### DATA LINES
--- begin ---
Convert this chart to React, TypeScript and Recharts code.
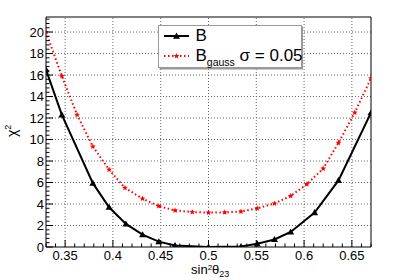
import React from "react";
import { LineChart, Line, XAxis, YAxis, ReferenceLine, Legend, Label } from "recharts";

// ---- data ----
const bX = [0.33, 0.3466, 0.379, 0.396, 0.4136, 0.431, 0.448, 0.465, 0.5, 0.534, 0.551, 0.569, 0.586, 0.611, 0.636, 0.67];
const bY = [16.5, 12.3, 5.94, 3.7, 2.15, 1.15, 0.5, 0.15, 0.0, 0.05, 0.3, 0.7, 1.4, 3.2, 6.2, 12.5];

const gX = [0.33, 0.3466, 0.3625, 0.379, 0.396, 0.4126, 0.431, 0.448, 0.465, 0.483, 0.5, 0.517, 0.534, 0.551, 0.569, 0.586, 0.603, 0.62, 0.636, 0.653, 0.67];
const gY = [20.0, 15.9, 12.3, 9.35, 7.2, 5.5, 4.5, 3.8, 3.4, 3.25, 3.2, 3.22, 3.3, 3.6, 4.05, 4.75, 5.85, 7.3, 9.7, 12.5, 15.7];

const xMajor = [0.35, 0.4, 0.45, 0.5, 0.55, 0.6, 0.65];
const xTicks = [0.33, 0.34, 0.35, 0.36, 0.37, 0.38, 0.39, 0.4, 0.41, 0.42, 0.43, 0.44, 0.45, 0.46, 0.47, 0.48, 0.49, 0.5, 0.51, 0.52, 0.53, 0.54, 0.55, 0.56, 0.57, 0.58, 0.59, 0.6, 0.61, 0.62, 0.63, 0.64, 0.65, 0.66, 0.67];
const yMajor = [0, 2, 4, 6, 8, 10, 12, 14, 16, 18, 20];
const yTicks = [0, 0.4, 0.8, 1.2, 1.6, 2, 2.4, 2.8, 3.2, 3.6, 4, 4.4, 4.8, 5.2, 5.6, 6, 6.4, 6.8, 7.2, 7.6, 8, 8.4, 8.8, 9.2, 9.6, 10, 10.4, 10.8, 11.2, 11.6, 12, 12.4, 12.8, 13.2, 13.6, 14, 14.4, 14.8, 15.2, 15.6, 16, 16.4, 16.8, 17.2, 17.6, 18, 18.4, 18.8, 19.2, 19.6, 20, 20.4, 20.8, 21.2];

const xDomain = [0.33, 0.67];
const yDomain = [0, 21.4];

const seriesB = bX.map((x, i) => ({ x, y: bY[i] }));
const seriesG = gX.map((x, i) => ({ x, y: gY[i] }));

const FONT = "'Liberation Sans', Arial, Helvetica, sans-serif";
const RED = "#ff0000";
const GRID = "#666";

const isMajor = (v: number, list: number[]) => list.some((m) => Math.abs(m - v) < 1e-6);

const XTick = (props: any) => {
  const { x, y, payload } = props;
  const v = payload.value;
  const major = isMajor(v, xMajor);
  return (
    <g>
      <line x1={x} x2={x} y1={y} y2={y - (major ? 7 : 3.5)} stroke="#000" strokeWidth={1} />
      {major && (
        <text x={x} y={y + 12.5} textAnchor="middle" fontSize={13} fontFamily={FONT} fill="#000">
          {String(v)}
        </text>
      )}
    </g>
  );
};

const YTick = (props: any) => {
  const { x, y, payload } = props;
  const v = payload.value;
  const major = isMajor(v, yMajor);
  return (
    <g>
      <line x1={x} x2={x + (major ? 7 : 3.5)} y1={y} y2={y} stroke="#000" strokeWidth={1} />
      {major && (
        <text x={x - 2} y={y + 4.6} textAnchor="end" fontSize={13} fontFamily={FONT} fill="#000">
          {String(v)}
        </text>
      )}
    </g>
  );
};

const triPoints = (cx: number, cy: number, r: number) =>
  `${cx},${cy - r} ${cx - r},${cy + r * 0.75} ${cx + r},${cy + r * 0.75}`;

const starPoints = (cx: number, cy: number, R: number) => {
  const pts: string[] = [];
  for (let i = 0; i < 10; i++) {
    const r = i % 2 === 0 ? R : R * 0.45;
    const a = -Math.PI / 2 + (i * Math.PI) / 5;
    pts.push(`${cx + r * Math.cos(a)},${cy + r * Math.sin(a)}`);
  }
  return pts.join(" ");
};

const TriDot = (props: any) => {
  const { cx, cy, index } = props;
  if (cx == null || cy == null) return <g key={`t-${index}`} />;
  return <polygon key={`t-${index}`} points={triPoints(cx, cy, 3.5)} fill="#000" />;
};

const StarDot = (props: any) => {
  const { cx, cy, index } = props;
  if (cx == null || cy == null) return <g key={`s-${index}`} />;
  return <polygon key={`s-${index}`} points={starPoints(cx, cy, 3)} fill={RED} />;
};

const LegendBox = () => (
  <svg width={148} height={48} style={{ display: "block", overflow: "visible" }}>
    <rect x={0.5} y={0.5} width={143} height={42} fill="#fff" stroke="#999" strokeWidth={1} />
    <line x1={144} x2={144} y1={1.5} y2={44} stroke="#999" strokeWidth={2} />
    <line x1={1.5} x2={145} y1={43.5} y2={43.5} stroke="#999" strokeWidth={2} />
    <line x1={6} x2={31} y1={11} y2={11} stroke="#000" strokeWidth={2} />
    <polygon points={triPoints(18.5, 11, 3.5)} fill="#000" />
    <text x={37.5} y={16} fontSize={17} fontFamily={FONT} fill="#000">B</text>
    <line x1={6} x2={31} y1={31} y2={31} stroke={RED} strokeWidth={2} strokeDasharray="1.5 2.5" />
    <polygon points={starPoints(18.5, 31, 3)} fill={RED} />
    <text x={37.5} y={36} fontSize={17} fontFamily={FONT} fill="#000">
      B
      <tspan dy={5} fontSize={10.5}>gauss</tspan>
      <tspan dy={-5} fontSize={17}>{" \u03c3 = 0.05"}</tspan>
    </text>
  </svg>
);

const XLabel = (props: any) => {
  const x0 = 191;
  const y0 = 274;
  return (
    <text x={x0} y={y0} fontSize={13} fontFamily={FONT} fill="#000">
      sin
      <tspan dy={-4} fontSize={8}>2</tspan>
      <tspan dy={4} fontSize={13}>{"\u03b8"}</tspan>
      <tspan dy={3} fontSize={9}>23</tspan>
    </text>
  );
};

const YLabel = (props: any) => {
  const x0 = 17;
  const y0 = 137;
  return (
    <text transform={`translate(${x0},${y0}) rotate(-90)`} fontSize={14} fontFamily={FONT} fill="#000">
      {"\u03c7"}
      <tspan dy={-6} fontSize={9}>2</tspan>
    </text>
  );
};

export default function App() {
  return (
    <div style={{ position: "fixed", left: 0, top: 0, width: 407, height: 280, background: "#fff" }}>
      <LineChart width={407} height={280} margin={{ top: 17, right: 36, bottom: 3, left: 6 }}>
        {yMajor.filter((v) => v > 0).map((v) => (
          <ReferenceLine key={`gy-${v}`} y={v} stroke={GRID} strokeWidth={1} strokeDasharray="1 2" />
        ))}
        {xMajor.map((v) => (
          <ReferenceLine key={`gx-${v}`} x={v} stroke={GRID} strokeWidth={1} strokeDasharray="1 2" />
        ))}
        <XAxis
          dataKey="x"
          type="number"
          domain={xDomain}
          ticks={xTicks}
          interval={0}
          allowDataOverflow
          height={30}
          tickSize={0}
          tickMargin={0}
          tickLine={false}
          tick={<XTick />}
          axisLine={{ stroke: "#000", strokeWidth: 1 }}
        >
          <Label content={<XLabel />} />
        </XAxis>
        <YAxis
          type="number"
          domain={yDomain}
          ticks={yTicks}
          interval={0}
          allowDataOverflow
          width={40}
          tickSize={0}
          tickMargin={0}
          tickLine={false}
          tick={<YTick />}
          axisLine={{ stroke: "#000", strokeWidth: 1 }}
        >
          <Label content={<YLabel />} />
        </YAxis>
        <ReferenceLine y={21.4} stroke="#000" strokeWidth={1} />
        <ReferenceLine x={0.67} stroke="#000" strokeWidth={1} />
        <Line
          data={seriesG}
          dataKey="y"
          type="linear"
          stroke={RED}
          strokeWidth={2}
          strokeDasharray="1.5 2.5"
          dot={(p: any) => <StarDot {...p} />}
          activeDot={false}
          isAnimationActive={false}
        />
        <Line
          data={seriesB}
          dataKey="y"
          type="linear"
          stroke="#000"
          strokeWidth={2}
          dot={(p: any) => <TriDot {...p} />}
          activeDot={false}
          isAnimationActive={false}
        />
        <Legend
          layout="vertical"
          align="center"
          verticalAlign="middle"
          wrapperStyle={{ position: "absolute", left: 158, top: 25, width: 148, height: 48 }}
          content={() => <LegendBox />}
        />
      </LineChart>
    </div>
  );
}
--- end ---
--- begin ---
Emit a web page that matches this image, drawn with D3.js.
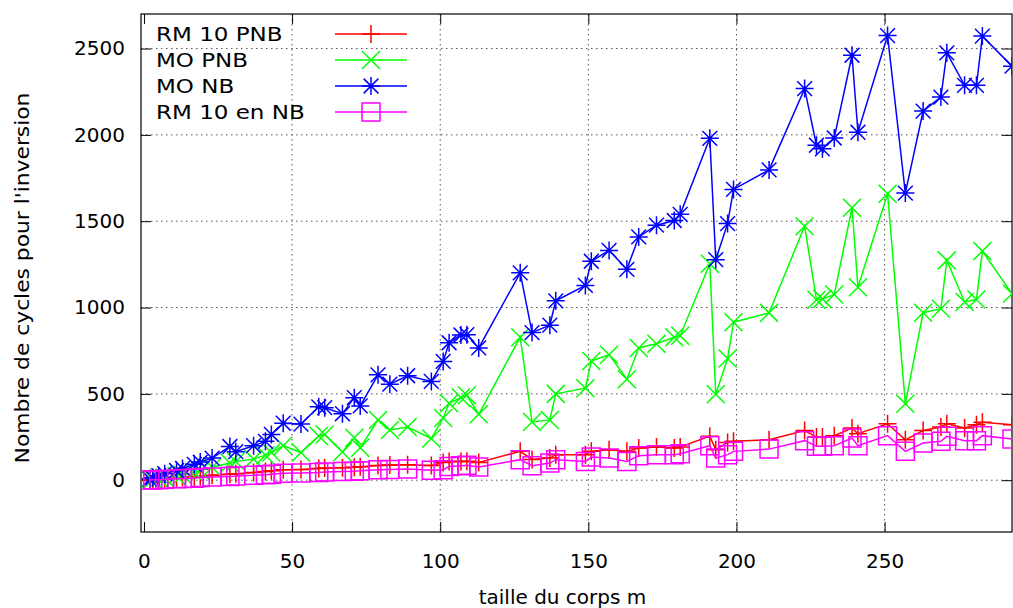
--- end ---
### PROBLEM
Starting at the line with "Convert this chart" and ending at the line with "ReferenceLine, Legend, Label", copy each line exactly, both ends included. Do not copy the pictures.

### FINAL RESULT
Convert this chart to React, TypeScript and Recharts code.
import React from "react";
import { LineChart, Line, XAxis, YAxis, ReferenceLine, Legend, Label } from "recharts";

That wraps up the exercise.